真夜中のドロップアウトカウボーイズ@別館
ピンク映画は観ただけ全部感想を書く、ひたすらに虚空を撃ち続ける無為。
 



 「倒錯みだれ縄」(昭和60/製作・配給:新東宝映画/監督:北川徹/脚本:北川徹・矢島周平/撮影:倉本和人/照明:石部肇/音楽:坂口博樹/編集:J・K・S編集室/録音:ニューメグロスタジオ/現像:東映化学/出演:竹村祐佳・しのざきさとみ・早乙女宏美・下元史朗)。
 カメラが辿る縄の先には竹村祐佳、しのざきさとみに弄られる。
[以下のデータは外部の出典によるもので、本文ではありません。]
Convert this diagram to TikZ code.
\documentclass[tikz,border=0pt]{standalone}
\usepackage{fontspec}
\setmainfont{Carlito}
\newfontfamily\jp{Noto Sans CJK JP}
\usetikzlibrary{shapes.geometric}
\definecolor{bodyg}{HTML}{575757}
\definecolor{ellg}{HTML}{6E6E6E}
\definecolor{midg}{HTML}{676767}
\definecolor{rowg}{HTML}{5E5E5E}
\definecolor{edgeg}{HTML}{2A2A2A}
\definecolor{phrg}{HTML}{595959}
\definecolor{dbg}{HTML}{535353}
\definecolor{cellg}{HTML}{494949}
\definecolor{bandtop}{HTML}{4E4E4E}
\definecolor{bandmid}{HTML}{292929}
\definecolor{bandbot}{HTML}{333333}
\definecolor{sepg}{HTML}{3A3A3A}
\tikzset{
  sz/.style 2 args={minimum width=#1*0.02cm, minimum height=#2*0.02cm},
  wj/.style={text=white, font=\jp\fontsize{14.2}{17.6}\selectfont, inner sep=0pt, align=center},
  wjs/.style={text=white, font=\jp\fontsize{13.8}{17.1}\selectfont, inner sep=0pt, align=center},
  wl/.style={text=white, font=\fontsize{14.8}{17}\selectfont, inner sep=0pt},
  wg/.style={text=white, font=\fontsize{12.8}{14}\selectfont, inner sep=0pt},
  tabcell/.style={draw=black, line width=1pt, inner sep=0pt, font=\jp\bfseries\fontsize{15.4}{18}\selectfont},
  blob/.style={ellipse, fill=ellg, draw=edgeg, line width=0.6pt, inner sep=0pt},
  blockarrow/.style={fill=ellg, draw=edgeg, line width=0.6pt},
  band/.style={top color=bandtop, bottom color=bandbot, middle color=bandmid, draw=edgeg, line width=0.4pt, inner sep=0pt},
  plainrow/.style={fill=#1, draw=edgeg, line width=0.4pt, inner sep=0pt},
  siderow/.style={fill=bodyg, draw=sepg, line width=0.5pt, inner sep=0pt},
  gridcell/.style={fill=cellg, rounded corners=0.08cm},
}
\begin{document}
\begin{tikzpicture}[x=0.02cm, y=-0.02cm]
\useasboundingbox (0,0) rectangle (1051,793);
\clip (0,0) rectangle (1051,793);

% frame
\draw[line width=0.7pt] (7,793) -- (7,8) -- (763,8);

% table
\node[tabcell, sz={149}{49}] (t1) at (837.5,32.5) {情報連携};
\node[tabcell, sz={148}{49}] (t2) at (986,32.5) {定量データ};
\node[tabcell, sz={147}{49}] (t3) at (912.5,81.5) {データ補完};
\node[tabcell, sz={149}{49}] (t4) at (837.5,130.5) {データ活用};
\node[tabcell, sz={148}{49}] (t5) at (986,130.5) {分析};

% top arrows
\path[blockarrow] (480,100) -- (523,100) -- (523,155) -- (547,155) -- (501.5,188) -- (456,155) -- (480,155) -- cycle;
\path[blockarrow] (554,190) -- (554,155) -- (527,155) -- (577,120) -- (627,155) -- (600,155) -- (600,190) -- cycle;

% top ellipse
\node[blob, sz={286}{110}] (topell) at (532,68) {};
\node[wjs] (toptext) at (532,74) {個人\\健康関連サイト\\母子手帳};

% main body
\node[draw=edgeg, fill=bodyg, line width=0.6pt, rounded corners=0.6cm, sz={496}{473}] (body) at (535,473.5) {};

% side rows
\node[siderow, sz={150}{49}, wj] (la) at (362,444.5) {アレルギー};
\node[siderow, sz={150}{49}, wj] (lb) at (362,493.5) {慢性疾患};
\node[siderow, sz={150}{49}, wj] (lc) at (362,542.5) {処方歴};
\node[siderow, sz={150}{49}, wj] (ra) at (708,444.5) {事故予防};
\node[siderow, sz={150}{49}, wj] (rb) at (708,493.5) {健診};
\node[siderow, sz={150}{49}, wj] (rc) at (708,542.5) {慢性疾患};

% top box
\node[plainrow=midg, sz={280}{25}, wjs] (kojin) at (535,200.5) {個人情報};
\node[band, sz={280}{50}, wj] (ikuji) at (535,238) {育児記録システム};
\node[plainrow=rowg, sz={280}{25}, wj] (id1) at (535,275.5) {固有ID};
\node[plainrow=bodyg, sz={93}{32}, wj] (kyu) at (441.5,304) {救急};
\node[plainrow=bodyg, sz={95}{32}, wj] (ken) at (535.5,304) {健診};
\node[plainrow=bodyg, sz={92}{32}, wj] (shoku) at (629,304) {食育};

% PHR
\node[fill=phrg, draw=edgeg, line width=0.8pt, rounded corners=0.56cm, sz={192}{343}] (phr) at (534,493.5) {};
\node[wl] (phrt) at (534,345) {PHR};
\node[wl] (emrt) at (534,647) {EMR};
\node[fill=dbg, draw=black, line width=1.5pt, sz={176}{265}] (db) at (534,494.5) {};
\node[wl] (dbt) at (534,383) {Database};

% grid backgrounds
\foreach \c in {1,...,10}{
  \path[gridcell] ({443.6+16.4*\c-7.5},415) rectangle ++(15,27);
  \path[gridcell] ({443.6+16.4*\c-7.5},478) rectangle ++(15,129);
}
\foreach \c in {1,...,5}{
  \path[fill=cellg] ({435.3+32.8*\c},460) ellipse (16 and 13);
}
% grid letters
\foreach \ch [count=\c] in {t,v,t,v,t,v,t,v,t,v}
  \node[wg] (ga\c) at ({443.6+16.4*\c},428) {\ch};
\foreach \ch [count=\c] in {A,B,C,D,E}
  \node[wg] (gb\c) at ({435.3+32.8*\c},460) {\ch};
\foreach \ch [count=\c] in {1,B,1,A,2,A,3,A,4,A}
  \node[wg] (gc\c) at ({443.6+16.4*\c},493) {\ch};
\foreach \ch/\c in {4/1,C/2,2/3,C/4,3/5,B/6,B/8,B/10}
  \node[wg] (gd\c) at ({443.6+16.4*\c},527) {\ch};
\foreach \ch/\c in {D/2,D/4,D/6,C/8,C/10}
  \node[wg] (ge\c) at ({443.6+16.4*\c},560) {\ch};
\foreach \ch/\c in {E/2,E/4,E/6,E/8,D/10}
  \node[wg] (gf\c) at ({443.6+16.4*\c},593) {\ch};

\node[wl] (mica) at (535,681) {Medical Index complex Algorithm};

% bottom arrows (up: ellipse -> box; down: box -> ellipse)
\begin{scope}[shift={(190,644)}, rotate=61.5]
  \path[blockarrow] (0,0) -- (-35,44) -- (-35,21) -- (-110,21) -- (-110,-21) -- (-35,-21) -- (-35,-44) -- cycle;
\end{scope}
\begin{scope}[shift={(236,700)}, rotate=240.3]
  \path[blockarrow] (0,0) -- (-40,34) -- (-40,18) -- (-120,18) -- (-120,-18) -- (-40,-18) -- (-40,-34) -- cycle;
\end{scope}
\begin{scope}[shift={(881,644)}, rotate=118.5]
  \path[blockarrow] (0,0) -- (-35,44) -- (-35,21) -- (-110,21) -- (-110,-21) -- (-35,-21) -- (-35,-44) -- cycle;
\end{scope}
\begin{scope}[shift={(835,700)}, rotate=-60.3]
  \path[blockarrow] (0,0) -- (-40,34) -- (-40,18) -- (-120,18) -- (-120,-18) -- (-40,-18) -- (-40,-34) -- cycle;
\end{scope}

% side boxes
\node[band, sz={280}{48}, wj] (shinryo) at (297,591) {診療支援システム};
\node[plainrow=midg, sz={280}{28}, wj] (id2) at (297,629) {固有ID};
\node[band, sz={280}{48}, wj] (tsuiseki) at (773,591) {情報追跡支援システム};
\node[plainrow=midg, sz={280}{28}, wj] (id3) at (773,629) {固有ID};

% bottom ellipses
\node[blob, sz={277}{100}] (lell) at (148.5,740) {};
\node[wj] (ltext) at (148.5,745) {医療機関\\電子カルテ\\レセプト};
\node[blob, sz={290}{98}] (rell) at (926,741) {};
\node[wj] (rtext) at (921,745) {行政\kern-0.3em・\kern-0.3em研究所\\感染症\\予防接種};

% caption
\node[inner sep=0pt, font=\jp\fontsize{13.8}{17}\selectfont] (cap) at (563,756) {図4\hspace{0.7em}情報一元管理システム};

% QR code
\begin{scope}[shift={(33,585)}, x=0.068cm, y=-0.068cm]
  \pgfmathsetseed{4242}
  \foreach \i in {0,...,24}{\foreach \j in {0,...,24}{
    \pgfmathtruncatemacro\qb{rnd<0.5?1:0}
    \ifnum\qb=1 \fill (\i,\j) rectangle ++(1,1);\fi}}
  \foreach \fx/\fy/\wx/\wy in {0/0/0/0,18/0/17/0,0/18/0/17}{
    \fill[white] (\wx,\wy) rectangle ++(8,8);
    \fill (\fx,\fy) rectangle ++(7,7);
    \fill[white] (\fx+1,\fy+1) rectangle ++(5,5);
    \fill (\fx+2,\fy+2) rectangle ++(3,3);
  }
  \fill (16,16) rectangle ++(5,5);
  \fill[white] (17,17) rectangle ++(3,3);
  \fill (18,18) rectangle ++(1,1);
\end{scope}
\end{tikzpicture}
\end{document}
雑誌の分類が微妙に判然としない―別に困らんけど―『ニューレディ』誌編集長の倉橋真理子(しのざき)が、近年パッとしない純愛小説家・山添奇里子(竹村)を責めがてら偽装失踪するやう促す。浜野佐知の如く地も割りかねない勢ひで深く根を張るでなく、舌先で適当に転がす程度のミサンドリーを真理子が投げつつ、いはゆる貝合はせに監督と脚本、撮影までしか表示しない新東宝ビデオのど腐れ仕様クレジット。その他はjmdbで補つた、録音と現像に関してはどうせの精神。冬の並木道を奇里子が歩くロングに、VHS題「三井綾子 倒錯縄責め」でのタイトル・イン。ここで三井綾子といふのが、全部で幾つあるのか恐らく御当人も把握されてはゐまい、しのざきさとみのワン・ノブ・名義。当然三井綾子が頭に来て、竹村祐佳・早乙女宏美・下元史朗と続くVHSビリングに対し、当サイトの記載はポスターに従つた。
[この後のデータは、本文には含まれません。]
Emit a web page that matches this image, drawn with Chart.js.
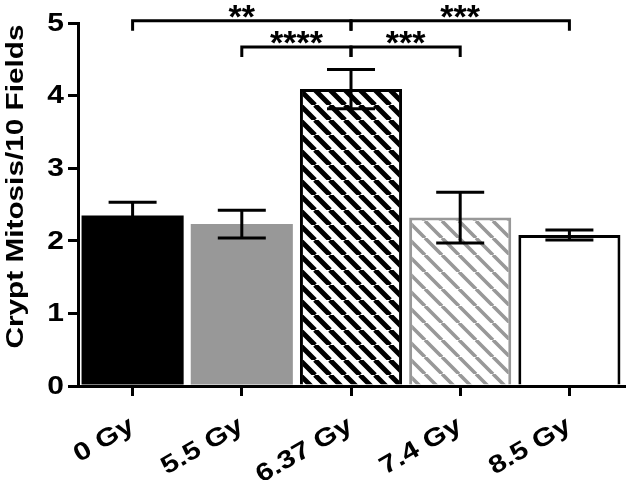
<!DOCTYPE html>
<html>
<head>
<meta charset="utf-8">
<script src="https://cdn.jsdelivr.net/npm/chart.js@4/dist/chart.umd.min.js"></script>
<style>
  html, body { margin: 0; padding: 0; background: #fff; }
  #wrap { width: 628px; height: 480px; }
</style>
</head>
<body>
<div id="wrap"><canvas id="myChart" width="628" height="480"></canvas></div>
<script>
// data
var categories = ['0 Gy', '5.5 Gy', '6.37 Gy', '7.4 Gy', '8.5 Gy'];
var means      = [2.35, 2.23, 4.09, 2.32, 2.08];
var sem        = [0.18, 0.19, 0.27, 0.35, 0.07];
var yTicks     = [0, 1, 2, 3, 4, 5];
var yTitle     = 'Crypt Mitosis/10 Fields';
// significance brackets: index a vs index b, stars, bracket level (y units)
var compA      = [0, 2, 1, 2];
var compB      = [2, 4, 2, 3];
var compStars  = ['**', '***', '****', '***'];
var compLevel  = [5.03, 5.03, 4.67, 4.67];

var FONT = '"Liberation Sans", Arial, sans-serif';
var GRAY = '#989898';
var WIDE = 1.2;   // the figure's lettering is a wide bold sans

// diagonal hatch ("\") as a canvas pattern
function stripes(color, period, lw) {
    var c = document.createElement('canvas');
    c.width = period; c.height = period;
    var g = c.getContext('2d');
    g.fillStyle = '#fff';
    g.fillRect(0, 0, period, period);
    g.strokeStyle = color;
    g.lineWidth = lw;
    g.beginPath();
    for (var k = -1; k <= 1; k++) {
        g.moveTo(k * period, 0);
        g.lineTo(k * period + period, period);
    }
    g.stroke();
    return g.createPattern(c, 'repeat');
}

var fills   = ['#000', GRAY, stripes('#000', 15, 5), stripes(GRAY, 17, 3.6), '#fff'];
var borders = ['#000', GRAY, '#000', GRAY, '#000'];
var bwidths = [0, 0, 3, 3, 3];

var errorBars = {
    id: 'errorBars',
    afterDatasetsDraw: function (chart) {
        var ctx = chart.ctx, y = chart.scales.y;
        var meta = chart.getDatasetMeta(0);
        ctx.save();
        ctx.strokeStyle = '#000';
        ctx.lineWidth = 3;
        meta.data.forEach(function (bar, i) {
            var x = bar.x;
            var hi = y.getPixelForValue(means[i] + sem[i]);
            var lo = y.getPixelForValue(means[i] - sem[i]);
            ctx.beginPath();
            ctx.moveTo(x, hi); ctx.lineTo(x, lo);
            ctx.moveTo(x - 24, hi); ctx.lineTo(x + 24, hi);
            ctx.moveTo(x - 24, lo); ctx.lineTo(x + 24, lo);
            ctx.stroke();
        });
        ctx.restore();
    }
};

var brackets = {
    id: 'brackets',
    afterDraw: function (chart) {
        var ctx = chart.ctx, x = chart.scales.x, y = chart.scales.y;
        ctx.save();
        ctx.strokeStyle = '#000';
        ctx.fillStyle = '#000';
        ctx.lineWidth = 3;
        ctx.font = 'bold 34px ' + FONT;
        ctx.textAlign = 'center';
        ctx.textBaseline = 'alphabetic';
        for (var i = 0; i < compA.length; i++) {
            var x1 = x.getPixelForValue(compA[i]);
            var x2 = x.getPixelForValue(compB[i]);
            var yy = y.getPixelForValue(compLevel[i]);
            ctx.beginPath();
            ctx.moveTo(x1, yy + 10); ctx.lineTo(x1, yy);
            ctx.lineTo(x2, yy); ctx.lineTo(x2, yy + 10);
            ctx.stroke();
            ctx.fillText(compStars[i], (x1 + x2) / 2, yy + 7);
        }
        ctx.restore();
    }
};

// tick labels and y title, drawn at the scales' own positions
var labels = {
    id: 'labels',
    afterDraw: function (chart) {
        var ctx = chart.ctx, x = chart.scales.x, y = chart.scales.y, a = chart.chartArea;
        ctx.save();
        ctx.fillStyle = '#000';

        // x categories, slanted
        ctx.font = 'bold 25px ' + FONT;
        ctx.textAlign = 'right';
        ctx.textBaseline = 'alphabetic';
        categories.forEach(function (c, i) {
            ctx.save();
            ctx.translate(x.getPixelForValue(i) + 3, a.bottom + 44);
            ctx.rotate(-30 * Math.PI / 180);
            ctx.scale(WIDE, 1);
            ctx.fillText(c, 0, 0);
            ctx.restore();
        });

        // y ticks
        ctx.font = 'bold 25px ' + FONT;
        ctx.textBaseline = 'middle';
        yTicks.forEach(function (v) {
            ctx.save();
            ctx.translate(a.left - 14, y.getPixelForValue(v) + 1);
            ctx.scale(WIDE, 1);
            ctx.fillText(String(v), 0, 0);
            ctx.restore();
        });

        // y title
        ctx.font = 'bold 24px ' + FONT;
        ctx.textAlign = 'center';
        ctx.textBaseline = 'alphabetic';
        ctx.translate(23, (a.top + a.bottom) / 2 - 18);
        ctx.rotate(-Math.PI / 2);
        ctx.scale(1.24, 1);
        ctx.fillText(yTitle, 0, 0);
        ctx.restore();
    }
};

var ctx = document.getElementById('myChart');

var myChart = new Chart(ctx, {
    type: 'bar',
    data: {
        labels: categories,
        datasets: [{
            data: means,
            backgroundColor: fills,
            borderColor: borders,
            borderWidth: bwidths,
            borderSkipped: 'bottom',
            barPercentage: 0.935,
            categoryPercentage: 1.0
        }]
    },
    options: {
        responsive: false,
        animation: false,
        devicePixelRatio: 1,
        layout: { padding: { top: 23, right: 4, left: 0, bottom: 0 } },
        plugins: {
            legend: { display: false },
            tooltip: { enabled: false }
        },
        scales: {
            x: {
                offset: true,
                grid: {
                    offset: false,
                    drawOnChartArea: false,
                    drawTicks: true,
                    tickLength: 10,
                    color: '#000',
                    lineWidth: 3
                },
                border: { display: true, color: '#000', width: 3 },
                ticks: { display: false },
                afterFit: function (s) { s.height = 94; }
            },
            y: {
                min: 0,
                max: 5,
                afterBuildTicks: function (s) {
                    s.ticks = yTicks.map(function (v) { return { value: v }; });
                },
                grid: {
                    drawOnChartArea: false,
                    drawTicks: true,
                    tickLength: 10,
                    color: '#000',
                    lineWidth: 3
                },
                border: { display: true, color: '#000', width: 3 },
                ticks: { display: false },
                afterFit: function (s) { s.width = 78; }
            }
        }
    },
    plugins: [errorBars, brackets, labels]
});
</script>
</body>
</html>
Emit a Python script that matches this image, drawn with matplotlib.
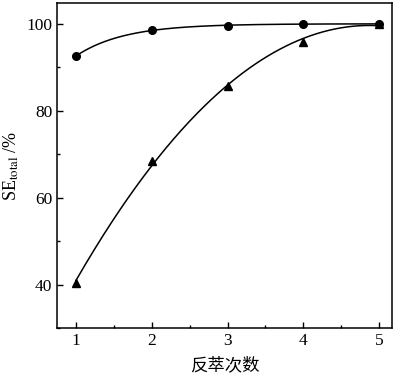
import numpy as np
import matplotlib
matplotlib.use("Agg")
import matplotlib.pyplot as plt
from matplotlib.ticker import MultipleLocator

x = np.array([1, 2, 3, 4, 5])
se_circle = np.array([92.6, 98.5, 99.6, 100.0, 100.0])
se_triangle = np.array([40.4, 68.5, 85.6, 95.9, 100.0])
xticks = [1, 2, 3, 4, 5]
yticks = [40, 60, 80, 100]
xlabel = "反萃次数"


def exp_fit(xs, ys):
    best = None
    for k in np.linspace(0.05, 3.0, 600):
        M = np.column_stack([np.ones_like(xs, dtype=float), -np.exp(-k * xs)])
        coef, *_ = np.linalg.lstsq(M, ys, rcond=None)
        err = np.sum((M @ coef - ys) ** 2)
        if best is None or err < best[0]:
            best = (err, k, coef)
    _, k, (A, B) = best
    return lambda t: A - B * np.exp(-k * t)


plt.rcParams['font.family'] = ['Liberation Serif', 'DejaVu Serif']
plt.rcParams['mathtext.fontset'] = 'stix'
fig = plt.figure(figsize=(4.0, 3.76), dpi=100)
ax = fig.add_axes([57 / 400, 1 - 328 / 376, (392 - 57) / 400, (328 - 3) / 376])

xs = np.linspace(1, 5, 200)
f1 = exp_fit(x.astype(float), se_circle)
p2 = np.polyfit(x, se_triangle, 2)
ax.plot(xs, f1(xs), color='black', lw=1.1)
ax.plot(xs, np.polyval(p2, xs), color='black', lw=1.1)
ax.plot(x, se_circle, 'o', color='black', ms=5.5, ls='none')
ax.plot(x, se_triangle, '^', color='black', ms=5.5, ls='none')

ax.set_xlim(0.75, 5.17)
ax.set_ylim(30, 104.8)
ax.set_xticks(xticks)
ax.set_yticks(yticks)
ax.xaxis.set_minor_locator(MultipleLocator(0.5))
ax.yaxis.set_minor_locator(MultipleLocator(10))
ax.tick_params(which='both', direction='in', top=False, right=False,
               labelsize=12.5, width=1)
ax.tick_params(which='major', length=4)
ax.tick_params(which='minor', length=2.5)
for s in ax.spines.values():
    s.set_linewidth(1.1)

ax.set_xlabel(xlabel, family=['Noto Sans CJK SC'], fontsize=12.5, labelpad=5)
ax.set_ylabel(r'SE$_{\mathrm{total}}$ /%', fontsize=13, labelpad=4)

fig.savefig('out.png', dpi=100)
 波にザッブザブ洗はれる桟橋と、海つ縁のガソリンスタンド。後々見切れる休業の貼紙で、岬で確定した岬ホテルの主人・河井広志(下元)が、ヨット部の後輩・ケンイチ(不明/演出部?)から結局金も払はずに灯油を買つて帰る、それを“買ふ”とはいはない。河合が冬場は大絶賛閑散期の岬に帰り着くと、玄関口に奇里子が。山添奇里子を知らない河合は一見化粧品のセールスかと見紛ひながらも、季節外れの客に手の平を返す。
 配役残り早乙女宏美は、失踪した奇里子を追ふカメラマン・金井由美子。とはいへ、この女も実は『ニューレディ』誌編集部所属の、即ち真理子の手の者。どころか奇里子と同じく百合畑の一輪、色々マッチポンプにもほどがある。
 小屋で観たのは二本、北川徹(a.k.a.磯村一路)の量産型裸映画ラスト八作の残り六本をex.DMMで埋める最後となる、昭和60年第二作。竹村祐佳―と麻生うさぎ―がゐる岬ホテルに、下元史朗がやつて来る。二作前の「緊縛 鞭と縄」(昭和59)を引つ繰り返した格好の、下元史朗が主の岬に竹村祐佳が現れるアンサー・ピンク。
 寂れたホテル―ないし洋館―と、同性愛の女流作家。この時何でまた北川徹がさういふ組み合はせに傾倒してゐたのか、思ひを馳せるだけの気力も今なほ晴れぬ、平成の暗黒を通過しきらずに潰へる。一応舞台に役者が揃ひはするものの、漫然か粗雑でしかない逐一が、高々小一時間を途方もなく感じさせるのは逆向きの映画の魔術、黒魔術か。奇里子が無賃を偽る件は純粋に尺を空費し、早乙女宏美は一脱ぎ二脱ぎしては、何時の間にかゐなくなつてゐる清々しい三番手ぶり。かと思へば岬を後にした筈の由美子が、奇里子の危機に忽然と飛び込んで来るのにはグルッと一周して驚いた。ヤマキリ先生のマッチポンプ失踪の意義を滔々と説く由美子いはく愛の苦悩だ純真だ、挙句の果てに“このまゝ先生の才能を失はせてしまふ”ことが、“少年少女全ての夢を奪ふに等しい”といふに及んでは、全体何をいつてゐやがるのか、河井以前に見るなり観てゐるこつちが全く以てサッパリ判らない。ラストこそ結構凶悪な帰結に無造作に不時着してみせるにせよ、岬デュオロジー前作に引き続き、下元史朗は生温い造形に翼を捥がれる。次々作「お嬢さんのONANIE」(昭和61/矢島周平と共同脚本/主演;田口あゆみ)で一皮剝けるまで、北川徹が総じてモッサリしてゐた印象を、改める要を今回も認めるには至らなかつた。